Copper sulphate is somewhat corrosive and should only be applied with a Valmar spreader or similar equipment and incorporated after broadcast. Rates of 10 kg/ha (nine pounds per acre) of actual copper (copper sulphate is 25 per cent copper by weight), translates to 40 kg/ha or 36 lb./ac. of copper sulphate and may be effective for six to eight years.
Table 1 above is taken directly from the Manitoba fact sheet. Note the huge yield differences. Even with the high price of copper, do the math and figure out your cereal yields over eight years.

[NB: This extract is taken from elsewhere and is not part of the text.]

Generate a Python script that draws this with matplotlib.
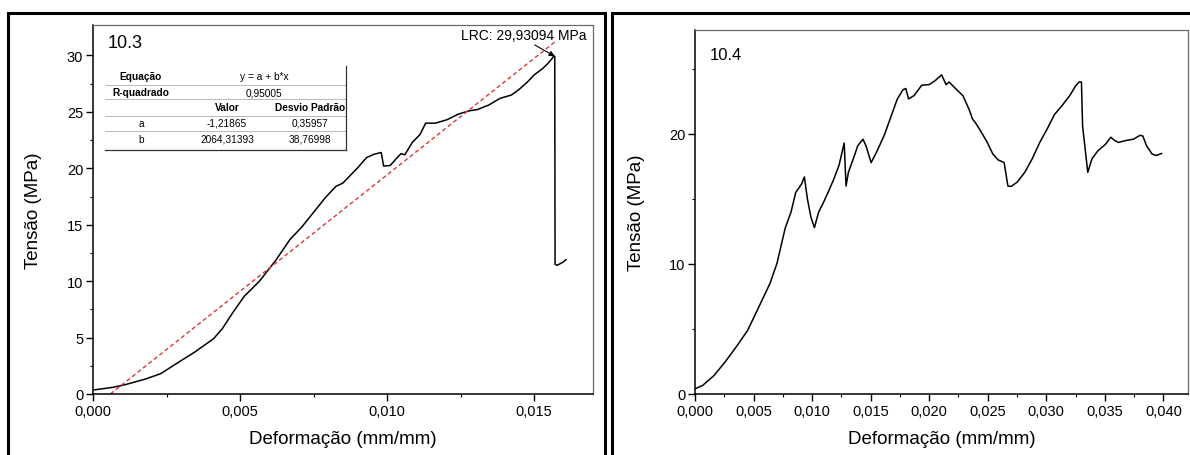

Table 2 shows the effect of the three kinds of copper, taken as a mean of two barley sites. The foliar application was the least effective at 27 and 39 bushels of barley with either EDTA chelate or sequestered chelate. Soil incorporation was by far the best of all three products.
Table 3 gives the 1989 prices of copper so you will have to substitute those with 2024 prices. Both barley and wheat have risen considerably in price as well.
In 2010, I persuaded a Swan River farmer to apply 25 lbs. of bluestone to a quarter section, at a cost of about $150 an acre. This quarter usually produced around 40 bu./ac. of sample wheat. Following the fall copper application on this 10 per cent organic soil, there was a 70-bushel yield of No. 2 wheat. The cost of the copper application was covered by the increased wheat yield in one season. I estimated the copper application on this quarter was good for at least 10 years.
The original fact sheet is unavailable, but a few years ago I obtained an original copy from Dowbenko. I have since given away hundreds of copies.